• Resolved Michael Ott

    (@mikeyott)


    I’ve been trying to find the source of an ongoing recent problem, where the website resource limit would be reached (and cause the site to fall over).

    I’ve narrowed it down to the fact that everyone who is using my plugin, the plugin is consistently hitting my website with non-stop license check requests. I am getting over a hundred thousand requests before lunch. Every domain running my plugin sends thousands of these requests daily.

    This is the exact same issue someone else described here: https://www.ads-software.com/support/topic/license-checker-wp_remote_get/ using this…

    $response = wp_remote_get($query, array(‘timeout’ => 20, ‘sslverify’ => false));

    …to verify the license key hasn’t expired. But unfortunately he did not share his solution.

    Can you suggest a way to only run the license check once per day?

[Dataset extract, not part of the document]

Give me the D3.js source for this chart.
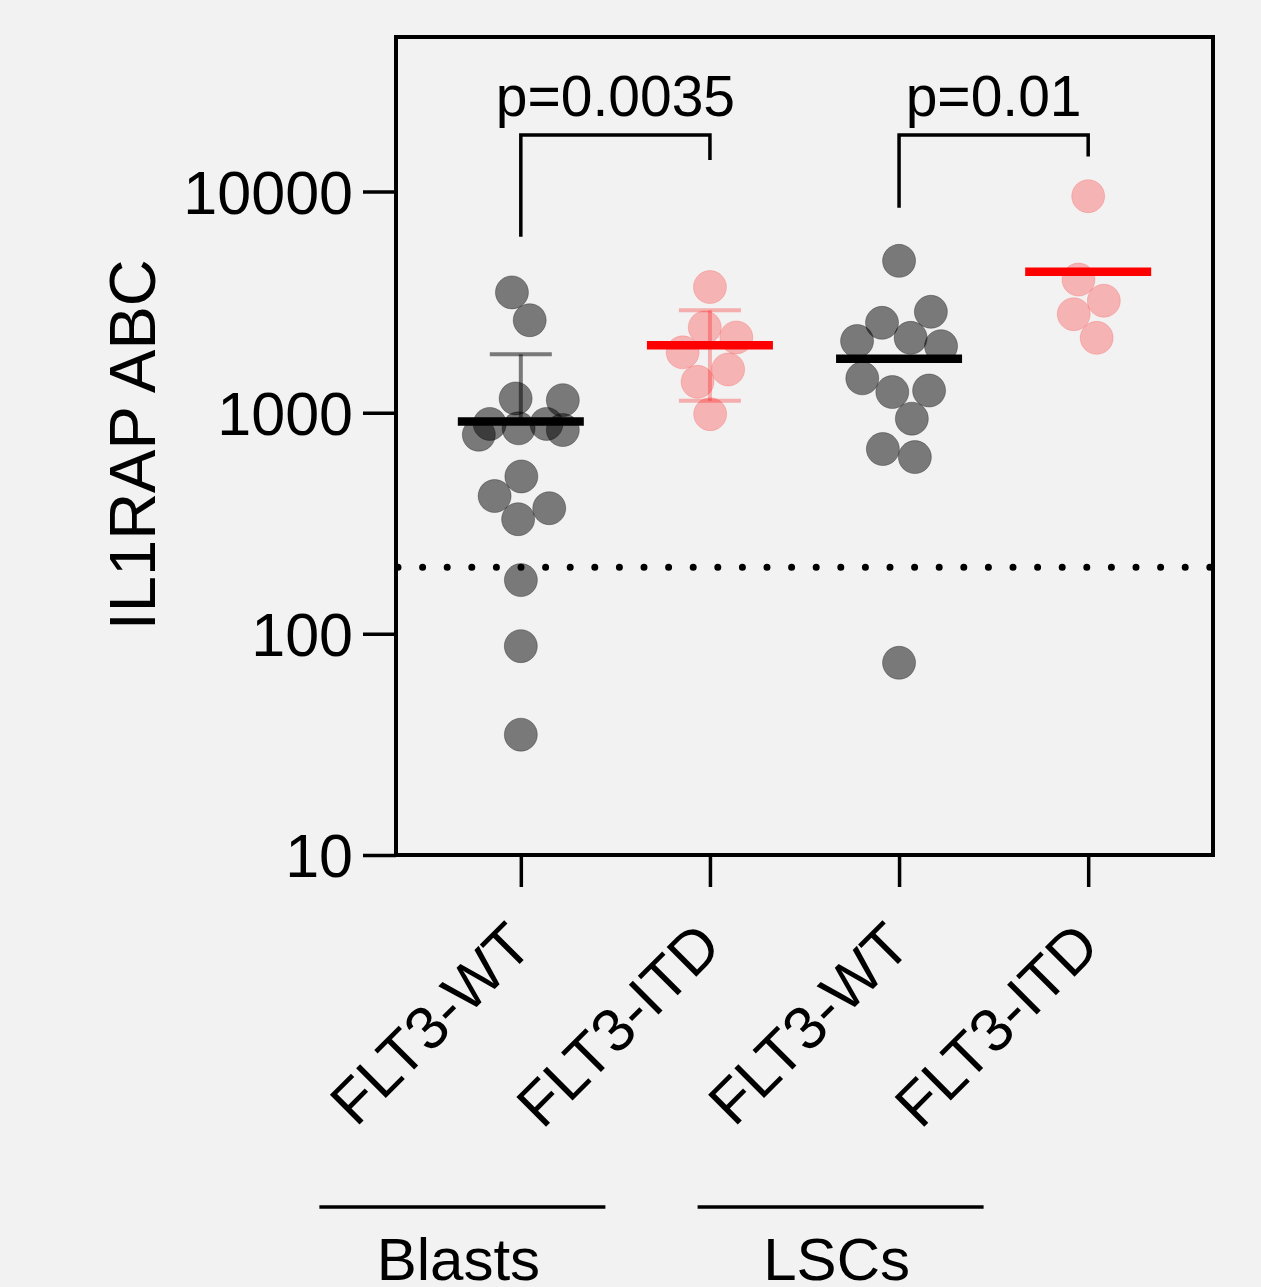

I tried putting it inside a cron job but that did not work.

Viewing 3 replies - 1 through 3 (of 3 total)
  • Plugin Support mbrsolution

    (@mbrsolution)

    Hi, I was just wondering if you have found a solution to your problem?

    Thank you

    Thread Starter Michael Ott

    (@mikeyott)

    @mbrsolution

    Yes I did, and although it’s not pretty it does indeed solve the problem.

    function the_update_checker() {
    // Your update checker function goes here.
    }
    
    // Admin pages allowed to make the license check API call.
    $allowed_pages = array(
        '/wp-admin/update-core.php', 
        '/wp-admin/plugins.php', 
        '/wp-admin/plugin-install.php', 
        '/wp-admin/admin-ajax.php', 
        '/wp-admin/update.php', 
    );
    // If on any of the allowed pages, run the update checker function.
    if (in_array($_SERVER['SCRIPT_NAME'], $allowed_pages)) {
        the_update_checker();
    } 

    This basically only allows the update checker API call to work when on any of the admin pages that typically check for updates, such as the Plugins page, the Updates pages. I’ve also included a few that are required for the ‘View version x.x.x details’ link on the plugin page next to your plugin to work, otherwise you’d get a ‘Plugin not found’ error.

    Also if care about supporting multi-site, you should duplicate all the items in $allowed_pages but with /wp-admin/network/, so like /wp-admin/network/update-core.php etc.

    I know this is not perfect, and the only way an administrator would know there is an update would be when they are on the Plugins or Updates pages. But it’s worth the sacrifice IMHO.

    Since doing this I’ve seen my resource limit come down drastically with each passing day as more users update the plugin.

    If you come up with a better solution, I’m all ears.

    • This reply was modified 3 years, 12 months ago by Michael Ott.
    Plugin Support mbrsolution

    (@mbrsolution)

    Thank you for sharing ??

    This will help others running into the same issue as you.